**WHAT YOU HAVE TO DO**. Return every line below as is, leaving out the pictures.

------ DATA

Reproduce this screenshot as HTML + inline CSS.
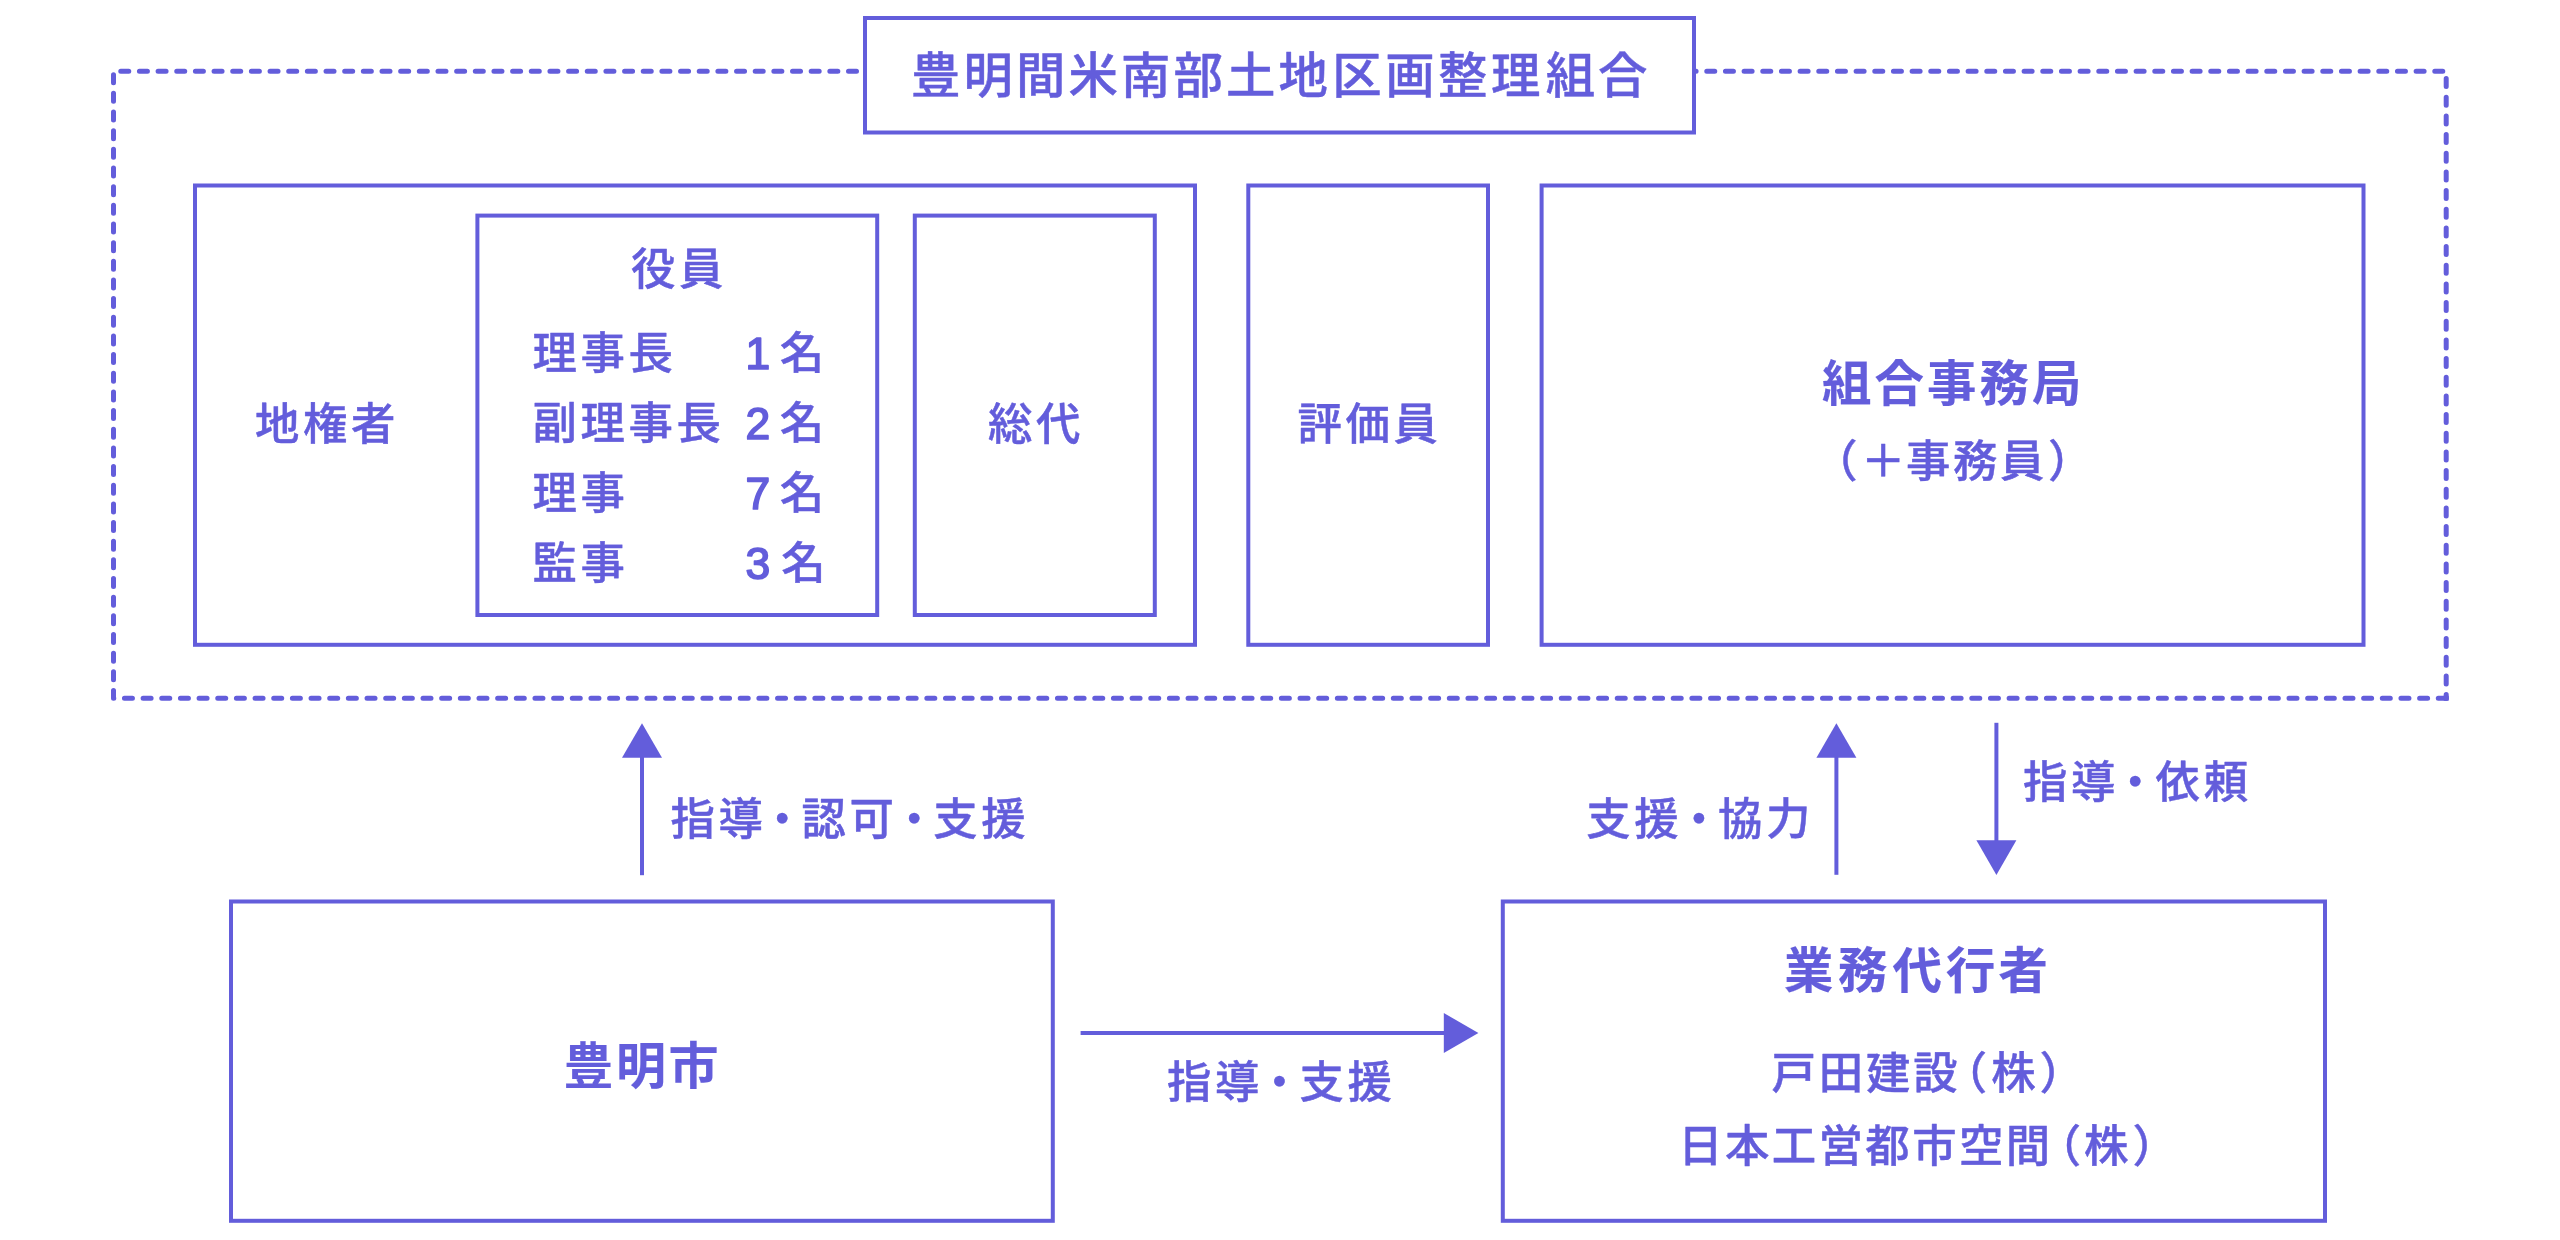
<!DOCTYPE html>
<html lang="ja">
<head>
<meta charset="utf-8">
<title>豊明間米南部土地区画整理組合 組織図</title>
<style>
html,body{margin:0;padding:0;background:#fff;}
body{width:2560px;height:1240px;overflow:hidden;}
svg{display:block;will-change:transform;}
text{font-family:"Liberation Sans", "Noto Sans CJK JP", sans-serif;fill:#635DDB;stroke:#635DDB;stroke-width:0.45;stroke-linejoin:round;}
text.m{font-weight:500;}
text.b{font-weight:700;stroke-width:0.15;}
tspan.n{stroke-width:1.7;}
.box rect{fill:none;stroke:#635DDB;stroke-width:4;}
.box rect[fill]{fill:#fff;}
path.d{fill:none;stroke:#635DDB;stroke-width:5;stroke-linecap:round;stroke-linejoin:round;}
rect.c{fill:#635DDB;}
path.l{fill:none;stroke:#635DDB;stroke-width:4;}
path.h{fill:#635DDB;stroke:none;}
</style>
</head>
<body>
<svg width="2560" height="1240" viewBox="0 0 2560 1240">
<g class="dash">
<path class="d" stroke-dasharray="8 10.66" d="M856.5 71.3H113.5V698.2H2446.2"/>
<path class="d" stroke-dasharray="8 10.667" d="M1688.1 71.3H2446.2V698.2"/>
<rect class="c" x="2443.7" y="695.7" width="5" height="5"/>
</g>
<g class="box">
<rect x="195" y="185.5" width="1000.00" height="459.30"/>
<rect x="477.4" y="215.6" width="399.80" height="399.40"/>
<rect x="914.8" y="215.6" width="240.00" height="399.40"/>
<rect x="1248.3" y="185.5" width="239.70" height="459.30"/>
<rect x="1541.6" y="185.5" width="821.90" height="459.30"/>
<rect x="231" y="901.5" width="821.80" height="319.30"/>
<rect x="1502.8" y="901.5" width="822.20" height="319.30"/>
<rect x="865" y="18" width="829.00" height="114.50" fill="#fff"/>
</g>
<g class="arrows">
<path class="l" d="M642 875.2V757"/><path class="h" d="M642 723.2L662 757.8H622Z"/>
<path class="l" d="M1836.4 874.8V757"/><path class="h" d="M1836.4 723.2L1856.4 757.8H1816.4Z"/>
<path class="l" d="M1996.4 722.8V841"/><path class="h" d="M1996.4 874.9L1976.4 840.3H2016.4Z"/>
<path class="l" d="M1080.6 1033H1445"/><path class="h" d="M1478.4 1033L1443.8 1013V1053Z"/>
</g>
<g class="labels">
<text class="m" y="93.30" x="911.00 963.50 1016.00 1068.50 1121.00 1173.50 1226.00 1278.50 1332.30 1385.30 1438.00 1491.00 1545.80 1598.00" font-size="49.4">豊明間米南部土地区画整理組合</text>
<text class="m" y="439.90" font-size="44.4" letter-spacing="3.65"><tspan x="255.00">地権者</tspan></text>
<text class="m" y="284.90" font-size="44.4" letter-spacing="3.65"><tspan x="631.00">役員</tspan></text>
<text class="m" y="369.10" font-size="44.4" letter-spacing="3.65"><tspan x="532.40">理事長</tspan><tspan x="745.50" class="n">1</tspan><tspan x="779.80">名</tspan></text>
<text class="m" y="439.10" font-size="44.4" letter-spacing="3.65"><tspan x="532.40">副理事長</tspan><tspan x="745.50" class="n">2</tspan><tspan x="779.80">名</tspan></text>
<text class="m" y="509.10" font-size="44.4" letter-spacing="3.65"><tspan x="532.40">理事</tspan><tspan x="745.50" class="n">7</tspan><tspan x="779.80">名</tspan></text>
<text class="m" y="579.10" font-size="44.4" letter-spacing="3.65"><tspan x="532.40">監事</tspan><tspan x="745.50" class="n">3</tspan><tspan x="781.30">名</tspan></text>
<text class="m" y="439.90" font-size="44.4" letter-spacing="3.65"><tspan x="988.00">総代</tspan></text>
<text class="m" y="439.90" font-size="44.4" letter-spacing="3.65"><tspan x="1297.50">評価員</tspan></text>
<text class="b" y="401.00" font-size="49.4" letter-spacing="3.1"><tspan x="1822.00">組合事務局</tspan></text>
<text class="m" y="476.70" font-size="44.4" letter-spacing="3.65"><tspan x="1813.20">（</tspan><tspan x="1861.00">＋</tspan><tspan x="1906.00" letter-spacing="2.6">事務員</tspan><tspan x="2047.90">）</tspan></text>
<text class="m" y="834.70" font-size="44.4" letter-spacing="3.65"><tspan x="670.50">指導</tspan><tspan x="760.10">・</tspan><tspan x="801.50">認可</tspan><tspan x="891.90">・</tspan><tspan x="933.20">支援</tspan></text>
<text class="m" y="834.90" font-size="44.4" letter-spacing="3.65"><tspan x="1586.20">支援</tspan><tspan x="1676.70">・</tspan><tspan x="1718.00">協力</tspan></text>
<text class="m" y="797.90" font-size="44.4" letter-spacing="3.65"><tspan x="2023.00">指導</tspan><tspan x="2112.90">・</tspan><tspan x="2155.60">依頼</tspan></text>
<text class="m" y="1098.10" font-size="44.4" letter-spacing="3.65"><tspan x="1167.00">指導</tspan><tspan x="1257.30">・</tspan><tspan x="1299.40">支援</tspan></text>
<text class="b" y="1084.10" font-size="50" letter-spacing="2.5"><tspan x="563.40">豊明市</tspan></text>
<text class="b" y="987.80" x="1784.10 1838.00 1892.60 1946.10 1998.50" font-size="49.4">業務代行者</text>
<text class="m" y="1088.90" font-size="44.4" letter-spacing="3.65"><tspan x="1771.50" letter-spacing="2.9">戸田建設</tspan><tspan x="1942.80">（</tspan><tspan x="1991.30">株</tspan><tspan x="2039.50">）</tspan></text>
<text class="m" y="1161.90" font-size="44.4" letter-spacing="3.65"><tspan x="1678.20" letter-spacing="2.4">日本工営都市空間</tspan><tspan x="2036.80">（</tspan><tspan x="2084.00">株</tspan><tspan x="2132.50">）</tspan></text>
</g>
</svg>
</body>
</html>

------------

**PROBLEM SOLUTION**.
Reproduce this screenshot as HTML + inline CSS.
<!DOCTYPE html>
<html lang="ja">
<head>
<meta charset="utf-8">
<title>豊明間米南部土地区画整理組合 組織図</title>
<style>
html,body{margin:0;padding:0;background:#fff;}
body{width:2560px;height:1240px;overflow:hidden;}
svg{display:block;will-change:transform;}
text{font-family:"Liberation Sans", "Noto Sans CJK JP", sans-serif;fill:#635DDB;stroke:#635DDB;stroke-width:0.45;stroke-linejoin:round;}
text.m{font-weight:500;}
text.b{font-weight:700;stroke-width:0.15;}
tspan.n{stroke-width:1.7;}
.box rect{fill:none;stroke:#635DDB;stroke-width:4;}
.box rect[fill]{fill:#fff;}
path.d{fill:none;stroke:#635DDB;stroke-width:5;stroke-linecap:round;stroke-linejoin:round;}
rect.c{fill:#635DDB;}
path.l{fill:none;stroke:#635DDB;stroke-width:4;}
path.h{fill:#635DDB;stroke:none;}
</style>
</head>
<body>
<svg width="2560" height="1240" viewBox="0 0 2560 1240">
<g class="dash">
<path class="d" stroke-dasharray="8 10.66" d="M856.5 71.3H113.5V698.2H2446.2"/>
<path class="d" stroke-dasharray="8 10.667" d="M1688.1 71.3H2446.2V698.2"/>
<rect class="c" x="2443.7" y="695.7" width="5" height="5"/>
</g>
<g class="box">
<rect x="195" y="185.5" width="1000.00" height="459.30"/>
<rect x="477.4" y="215.6" width="399.80" height="399.40"/>
<rect x="914.8" y="215.6" width="240.00" height="399.40"/>
<rect x="1248.3" y="185.5" width="239.70" height="459.30"/>
<rect x="1541.6" y="185.5" width="821.90" height="459.30"/>
<rect x="231" y="901.5" width="821.80" height="319.30"/>
<rect x="1502.8" y="901.5" width="822.20" height="319.30"/>
<rect x="865" y="18" width="829.00" height="114.50" fill="#fff"/>
</g>
<g class="arrows">
<path class="l" d="M642 875.2V757"/><path class="h" d="M642 723.2L662 757.8H622Z"/>
<path class="l" d="M1836.4 874.8V757"/><path class="h" d="M1836.4 723.2L1856.4 757.8H1816.4Z"/>
<path class="l" d="M1996.4 722.8V841"/><path class="h" d="M1996.4 874.9L1976.4 840.3H2016.4Z"/>
<path class="l" d="M1080.6 1033H1445"/><path class="h" d="M1478.4 1033L1443.8 1013V1053Z"/>
</g>
<g class="labels">
<text class="m" y="93.30" x="911.00 963.50 1016.00 1068.50 1121.00 1173.50 1226.00 1278.50 1332.30 1385.30 1438.00 1491.00 1545.80 1598.00" font-size="49.4">豊明間米南部土地区画整理組合</text>
<text class="m" y="439.90" font-size="44.4" letter-spacing="3.65"><tspan x="255.00">地権者</tspan></text>
<text class="m" y="284.90" font-size="44.4" letter-spacing="3.65"><tspan x="631.00">役員</tspan></text>
<text class="m" y="369.10" font-size="44.4" letter-spacing="3.65"><tspan x="532.40">理事長</tspan><tspan x="745.50" class="n">1</tspan><tspan x="779.80">名</tspan></text>
<text class="m" y="439.10" font-size="44.4" letter-spacing="3.65"><tspan x="532.40">副理事長</tspan><tspan x="745.50" class="n">2</tspan><tspan x="779.80">名</tspan></text>
<text class="m" y="509.10" font-size="44.4" letter-spacing="3.65"><tspan x="532.40">理事</tspan><tspan x="745.50" class="n">7</tspan><tspan x="779.80">名</tspan></text>
<text class="m" y="579.10" font-size="44.4" letter-spacing="3.65"><tspan x="532.40">監事</tspan><tspan x="745.50" class="n">3</tspan><tspan x="781.30">名</tspan></text>
<text class="m" y="439.90" font-size="44.4" letter-spacing="3.65"><tspan x="988.00">総代</tspan></text>
<text class="m" y="439.90" font-size="44.4" letter-spacing="3.65"><tspan x="1297.50">評価員</tspan></text>
<text class="b" y="401.00" font-size="49.4" letter-spacing="3.1"><tspan x="1822.00">組合事務局</tspan></text>
<text class="m" y="476.70" font-size="44.4" letter-spacing="3.65"><tspan x="1813.20">（</tspan><tspan x="1861.00">＋</tspan><tspan x="1906.00" letter-spacing="2.6">事務員</tspan><tspan x="2047.90">）</tspan></text>
<text class="m" y="834.70" font-size="44.4" letter-spacing="3.65"><tspan x="670.50">指導</tspan><tspan x="760.10">・</tspan><tspan x="801.50">認可</tspan><tspan x="891.90">・</tspan><tspan x="933.20">支援</tspan></text>
<text class="m" y="834.90" font-size="44.4" letter-spacing="3.65"><tspan x="1586.20">支援</tspan><tspan x="1676.70">・</tspan><tspan x="1718.00">協力</tspan></text>
<text class="m" y="797.90" font-size="44.4" letter-spacing="3.65"><tspan x="2023.00">指導</tspan><tspan x="2112.90">・</tspan><tspan x="2155.60">依頼</tspan></text>
<text class="m" y="1098.10" font-size="44.4" letter-spacing="3.65"><tspan x="1167.00">指導</tspan><tspan x="1257.30">・</tspan><tspan x="1299.40">支援</tspan></text>
<text class="b" y="1084.10" font-size="50" letter-spacing="2.5"><tspan x="563.40">豊明市</tspan></text>
<text class="b" y="987.80" x="1784.10 1838.00 1892.60 1946.10 1998.50" font-size="49.4">業務代行者</text>
<text class="m" y="1088.90" font-size="44.4" letter-spacing="3.65"><tspan x="1771.50" letter-spacing="2.9">戸田建設</tspan><tspan x="1942.80">（</tspan><tspan x="1991.30">株</tspan><tspan x="2039.50">）</tspan></text>
<text class="m" y="1161.90" font-size="44.4" letter-spacing="3.65"><tspan x="1678.20" letter-spacing="2.4">日本工営都市空間</tspan><tspan x="2036.80">（</tspan><tspan x="2084.00">株</tspan><tspan x="2132.50">）</tspan></text>
</g>
</svg>
</body>
</html>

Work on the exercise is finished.